Ese Mar Menor que se han cargado es el lugar donde, en invierno, se vive de cine, como han descubierto los miles de extranjeros que han comprado una casa cerca de sus orillas y a los que ves de pantalón corto, en diciembre, haciéndose fotos en los paseos marítimos de los pueblos de la ribera y mandándoselas a sus primos de Londres, de Berlín, incluso de Oslo, que flipan embutidos en tremendos anoraks, allá, en sus lluviosos lugares de nacimiento, soñando, hasta ahora, con la posibilidad de también pasar su jubilación en el paraíso, junto a la mayor laguna salada de Europa.

Y ocurre lo mismo con nosotros los españoles que nos vamos a pasar fines de semana a Los Alcázares, a Los Urrutias, a La Manga, etc. Solo los que han vivido esa experiencia saben lo que es, en los primeros días del año, despertarse en una casa junto al Mar Menor, subir las persianas y que el sol inunde la habitación mientras tú miras un cielo azul cegador. Son 'las calmas de enero', como las llamamos por aquí, y el mar se ha visto siempre, hasta ahora, azul turquesa, tranquilo, como una enorme bañera, con sus gaviotas, sus flamencos, las grullas y tantas otras aves que pasan el invierno allí.

A veces, en Los Urrutias o en San Pedro del Pinatar, hemos ido a ver los barcos de pesca llegar por la mañana de recoger las redes. Nunca lo que obtienen en una jornada es algo que pueda considerarse 'industrial', ni tampoco los barcos de los pescadores que faenan solo en el Mar Menor son muy grandes. La mayoría traen unas cuantas cajas con doradas, algunas lubinas, unos pocos salmonetes, un par de lenguados€ En la época de los langostinos, antiguamente, pescar un kilo de ellos ya era sacar un dinero. Los últimos años, esos deliciosos langostinos han proliferado y se pescan más kilos, aunque, claro, se pagan mucho más baratos. Lo que quiero decir es que no creo que ninguno de los 150 pescadores que faenan en el Mar Menor sea millonarios, sino que van sacando para ganarse la vida y mantener a sus familias, sin mucho más.

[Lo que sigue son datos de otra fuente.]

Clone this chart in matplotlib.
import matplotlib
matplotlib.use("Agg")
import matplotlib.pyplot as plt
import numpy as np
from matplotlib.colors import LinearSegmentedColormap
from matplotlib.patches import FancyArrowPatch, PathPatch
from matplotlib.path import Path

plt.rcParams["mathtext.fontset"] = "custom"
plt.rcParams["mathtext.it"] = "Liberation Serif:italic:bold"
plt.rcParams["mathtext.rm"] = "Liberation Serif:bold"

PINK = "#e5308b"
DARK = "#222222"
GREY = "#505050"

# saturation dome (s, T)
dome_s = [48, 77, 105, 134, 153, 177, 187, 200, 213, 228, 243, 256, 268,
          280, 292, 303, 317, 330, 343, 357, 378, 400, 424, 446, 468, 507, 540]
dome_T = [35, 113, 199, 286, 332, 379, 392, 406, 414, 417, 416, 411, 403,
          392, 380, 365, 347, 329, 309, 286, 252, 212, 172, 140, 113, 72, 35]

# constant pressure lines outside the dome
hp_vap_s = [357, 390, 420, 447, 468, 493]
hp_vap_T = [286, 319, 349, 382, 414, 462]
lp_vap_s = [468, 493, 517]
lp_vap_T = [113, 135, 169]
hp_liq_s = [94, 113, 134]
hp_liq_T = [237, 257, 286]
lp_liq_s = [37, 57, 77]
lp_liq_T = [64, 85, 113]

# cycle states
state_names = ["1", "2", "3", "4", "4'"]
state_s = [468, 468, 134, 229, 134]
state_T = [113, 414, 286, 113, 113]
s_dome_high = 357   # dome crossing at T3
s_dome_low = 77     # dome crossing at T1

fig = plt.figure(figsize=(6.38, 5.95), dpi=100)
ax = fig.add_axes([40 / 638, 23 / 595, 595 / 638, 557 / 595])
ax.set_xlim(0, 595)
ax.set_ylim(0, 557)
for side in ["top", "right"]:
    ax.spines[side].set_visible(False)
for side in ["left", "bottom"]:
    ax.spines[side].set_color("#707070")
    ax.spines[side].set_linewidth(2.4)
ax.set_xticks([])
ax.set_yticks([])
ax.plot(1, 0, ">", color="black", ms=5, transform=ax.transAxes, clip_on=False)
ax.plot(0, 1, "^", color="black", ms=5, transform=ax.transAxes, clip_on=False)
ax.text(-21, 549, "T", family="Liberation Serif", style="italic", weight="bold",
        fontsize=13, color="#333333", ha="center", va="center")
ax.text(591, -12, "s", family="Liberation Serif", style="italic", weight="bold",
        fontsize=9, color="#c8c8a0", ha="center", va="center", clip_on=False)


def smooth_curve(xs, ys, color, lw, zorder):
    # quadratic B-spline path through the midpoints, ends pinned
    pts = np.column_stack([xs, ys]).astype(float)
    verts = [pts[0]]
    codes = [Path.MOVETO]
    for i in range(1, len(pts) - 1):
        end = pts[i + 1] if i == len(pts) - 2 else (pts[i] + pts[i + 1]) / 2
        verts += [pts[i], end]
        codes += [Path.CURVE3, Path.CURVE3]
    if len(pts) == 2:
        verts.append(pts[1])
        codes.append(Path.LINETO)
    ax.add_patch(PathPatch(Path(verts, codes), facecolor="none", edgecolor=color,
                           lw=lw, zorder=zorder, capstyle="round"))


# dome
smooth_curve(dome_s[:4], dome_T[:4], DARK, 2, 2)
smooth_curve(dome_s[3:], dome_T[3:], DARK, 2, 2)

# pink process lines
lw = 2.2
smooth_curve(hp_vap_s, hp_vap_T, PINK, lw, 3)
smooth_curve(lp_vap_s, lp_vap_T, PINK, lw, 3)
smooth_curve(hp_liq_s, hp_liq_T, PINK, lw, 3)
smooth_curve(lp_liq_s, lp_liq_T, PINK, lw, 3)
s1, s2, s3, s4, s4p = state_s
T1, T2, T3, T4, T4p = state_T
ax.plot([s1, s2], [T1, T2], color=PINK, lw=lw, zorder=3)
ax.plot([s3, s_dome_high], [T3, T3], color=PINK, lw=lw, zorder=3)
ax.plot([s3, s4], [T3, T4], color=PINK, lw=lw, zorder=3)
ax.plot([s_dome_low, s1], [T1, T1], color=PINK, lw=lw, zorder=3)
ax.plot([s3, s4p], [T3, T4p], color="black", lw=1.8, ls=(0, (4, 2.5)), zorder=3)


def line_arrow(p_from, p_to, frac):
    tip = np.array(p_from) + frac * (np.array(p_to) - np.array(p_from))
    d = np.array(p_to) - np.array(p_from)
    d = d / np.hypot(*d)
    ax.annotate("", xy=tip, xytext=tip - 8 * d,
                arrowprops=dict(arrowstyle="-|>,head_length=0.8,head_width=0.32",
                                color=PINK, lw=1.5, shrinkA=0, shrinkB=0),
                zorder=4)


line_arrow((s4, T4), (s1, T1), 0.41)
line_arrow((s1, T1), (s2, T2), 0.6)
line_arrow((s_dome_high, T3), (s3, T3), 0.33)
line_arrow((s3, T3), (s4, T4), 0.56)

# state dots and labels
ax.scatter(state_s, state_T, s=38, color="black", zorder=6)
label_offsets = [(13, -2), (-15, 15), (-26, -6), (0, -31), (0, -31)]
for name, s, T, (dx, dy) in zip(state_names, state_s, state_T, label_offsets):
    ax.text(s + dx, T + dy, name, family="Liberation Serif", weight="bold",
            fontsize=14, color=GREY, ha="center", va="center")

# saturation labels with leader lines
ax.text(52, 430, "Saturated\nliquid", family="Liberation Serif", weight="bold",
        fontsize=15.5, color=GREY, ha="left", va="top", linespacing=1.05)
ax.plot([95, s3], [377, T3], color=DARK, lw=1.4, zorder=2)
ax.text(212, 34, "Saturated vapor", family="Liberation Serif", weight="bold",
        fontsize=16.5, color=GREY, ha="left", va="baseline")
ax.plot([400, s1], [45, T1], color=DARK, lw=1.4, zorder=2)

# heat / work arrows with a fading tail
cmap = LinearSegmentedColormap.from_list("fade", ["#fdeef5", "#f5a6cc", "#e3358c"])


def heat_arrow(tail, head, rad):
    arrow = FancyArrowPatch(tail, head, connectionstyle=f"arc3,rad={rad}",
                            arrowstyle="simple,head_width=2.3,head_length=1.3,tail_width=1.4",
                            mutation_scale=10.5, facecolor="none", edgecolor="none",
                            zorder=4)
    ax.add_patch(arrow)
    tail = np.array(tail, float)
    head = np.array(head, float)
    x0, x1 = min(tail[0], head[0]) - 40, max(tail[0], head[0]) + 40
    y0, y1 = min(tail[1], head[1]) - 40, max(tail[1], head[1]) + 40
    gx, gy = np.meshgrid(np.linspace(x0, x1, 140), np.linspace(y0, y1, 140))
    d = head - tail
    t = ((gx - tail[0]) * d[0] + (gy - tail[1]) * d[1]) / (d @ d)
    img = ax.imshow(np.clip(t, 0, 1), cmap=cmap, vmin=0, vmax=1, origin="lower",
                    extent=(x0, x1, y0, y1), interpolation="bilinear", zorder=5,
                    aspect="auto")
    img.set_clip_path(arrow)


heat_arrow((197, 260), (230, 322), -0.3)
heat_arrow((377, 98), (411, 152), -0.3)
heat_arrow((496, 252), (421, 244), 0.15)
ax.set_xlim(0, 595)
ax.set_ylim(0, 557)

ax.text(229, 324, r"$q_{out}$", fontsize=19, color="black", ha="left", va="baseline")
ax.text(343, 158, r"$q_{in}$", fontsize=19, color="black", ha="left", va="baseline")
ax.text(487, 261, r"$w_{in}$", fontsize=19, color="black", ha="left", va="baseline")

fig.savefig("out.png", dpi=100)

Y, ciertamente que las cosas han mejorado para ellos. Hubo épocas, felizmente pasadas, en las que la comercialización del pescado del Mar Menor era complicada, y que más de un pescador se bajaba de su barca por la mañana, ponía la caja con la pesca en la parte de atrás de su bicicleta o su moto, y se dirigía hacia los pequeños pueblos del Campo de Cartagena a vender el pescado, o incluso a cambiarlo por patatas, pimientos o cebollas, con los que levantar el puchero familiar cada día. Y sé esto porque me lo ha contado algún viejo del lugar.

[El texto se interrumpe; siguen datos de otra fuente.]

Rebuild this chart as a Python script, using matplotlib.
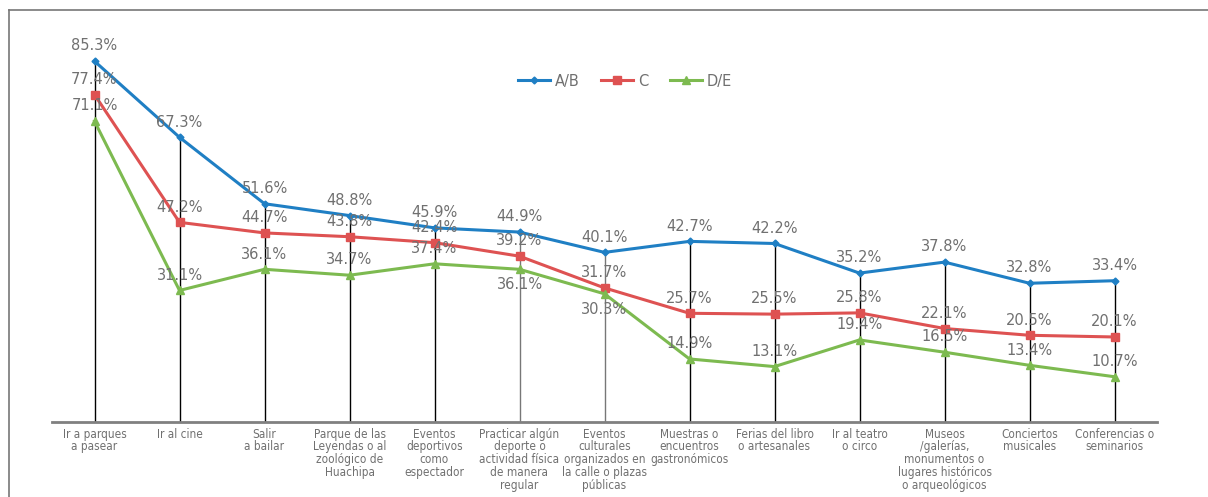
import matplotlib
matplotlib.use("Agg")
import matplotlib.pyplot as plt
from matplotlib.lines import Line2D

categories = [
    "Ir a parques\na pasear",
    "Ir al cine",
    "Salir\na bailar",
    "Parque de las\nLeyendas o al\nzoológico de\nHuachipa",
    "Eventos\ndeportivos\ncomo\nespectador",
    "Practicar algún\ndeporte o\nactividad física\nde manera\nregular",
    "Eventos\nculturales\norganizados en\nla calle o plazas\npúblicas",
    "Muestras o\nencuentros\ngastronómicos",
    "Ferias del libro\no artesanales",
    "Ir al teatro\no circo",
    "Museos\n/galerías,\nmonumentos o\nlugares históricos\no arqueológicos",
    "Conciertos\nmusicales",
    "Conferencias o\nseminarios",
]
ab = [85.3, 67.3, 51.6, 48.8, 45.9, 44.9, 40.1, 42.7, 42.2, 35.2, 37.8, 32.8, 33.4]
c = [77.4, 47.2, 44.7, 43.8, 42.4, 39.2, 31.7, 25.7, 25.5, 25.8, 22.1, 20.5, 20.1]
de = [71.1, 31.1, 36.1, 34.7, 37.4, 36.1, 30.3, 14.9, 13.1, 19.4, 16.5, 13.4, 10.7]
# D/E labels drawn under the point for these categories
de_below = [5, 6]

blue = "#1F7FC4"
red = "#DE5252"
green = "#7DBA50"
grey_txt = "#707070"

fig = plt.figure(figsize=(12.08, 4.97), dpi=100)
ax = fig.add_axes([52 / 1208, 1 - 422 / 497, (1157 - 52) / 1208, (422 - 10) / 497])

x = list(range(len(categories)))

# drop lines from the axis to the top value
drop_colors = ["black"] * len(x)
drop_colors[5] = "#777777"
drop_colors[6] = "#777777"
ax.vlines(x, 0, ab, colors=drop_colors, lw=1, zorder=1)

ax.plot(x, ab, color=blue, lw=2.2, marker="D", ms=3.5, label="A/B", zorder=3)
ax.plot(x, c, color=red, lw=2.2, marker="s", ms=5.5, label="C", zorder=3)
ax.plot(x, de, color=green, lw=2.2, marker="^", ms=5.5, label="D/E", zorder=3)

lab_kw = dict(ha="center", va="center", color=grey_txt, fontsize=10.5, zorder=4)
for i in x:
    ax.annotate(f"{ab[i]:.1f}%", (i, ab[i]), xytext=(0, 11), textcoords="offset points", **lab_kw)
    ax.annotate(f"{c[i]:.1f}%", (i, c[i]), xytext=(0, 11), textcoords="offset points", **lab_kw)
    dy = -11 if i in de_below else 11
    ax.annotate(f"{de[i]:.1f}%", (i, de[i]), xytext=(0, dy), textcoords="offset points", **lab_kw)

ax.set_xlim(-0.5, len(x) - 0.5)
ax.set_ylim(0, 97.4)
ax.set_xticks(x)
ax.set_xticklabels(categories, fontsize=8.5, color=grey_txt, linespacing=0.98,
                   fontstretch="condensed")
ax.tick_params(axis="x", length=0, pad=4)
ax.set_yticks([])
for s in ["top", "right", "left"]:
    ax.spines[s].set_visible(False)
ax.spines["bottom"].set_color("#808080")
ax.spines["bottom"].set_linewidth(2)

leg = ax.legend(loc="center", bbox_to_anchor=(625 / 1208, 1 - 81 / 497),
                bbox_transform=fig.transFigure, ncol=3, frameon=False,
                fontsize=10.5, handlelength=2.2, columnspacing=1.5, handletextpad=0.3)
for t in leg.get_texts():
    t.set_color(grey_txt)

# outer frame (top and left only)
fig.add_artist(Line2D([9 / 1208, 1], [1 - 10 / 497, 1 - 10 / 497], color="#777777", lw=1.2))
fig.add_artist(Line2D([9 / 1208, 9 / 1208], [0, 1 - 10 / 497], color="#777777", lw=1.2))

fig.savefig("out.png", dpi=100)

A mí me enseñó a navegar a vela un vecino amigo. Cada tarde salíamos en su viejo barco de madera y él me lo dejaba y me iba indicando qué hacer cuando soplaba cada viento: el Levante, el Lebeche, el Mistral y el Jaloque. Normalmente, salíamos, le dábamos la vuelta a la isla del Barón o a la Perdiguera, y volvíamos a la playa. Aprendí el momento para bajar o subir la orza, cómo ceñir contra el viento, cómo empopar el barco abriendo la vela hacia un lado y el foque hacia el otro. Pocas cosas hay más agradables que navegar con el viento en la popa, deslizándote sobre las olas. Es como si te estuvieran meciendo. Asimismo, yo enseñé a mis hijos a navegar, allí, en el Mar Menor, como tantos otros padres.

Y ya está. He querido escribir esto hoy porque creo que es lo que muchos estamos pensando estos días, recordando estos días, soñando estos días. El dolor que sentimos al ver el desastre es tan grande que por dolernos nos duele hasta el aliento. Y no será porque no lo llevamos denunciando desde hace años: «Que os lo cargáis, que lo estáis destrozando, que lo vais a asesinar», pero, nada, no nos han hecho caso. Y ahí lo tienen: muerto, el pobre.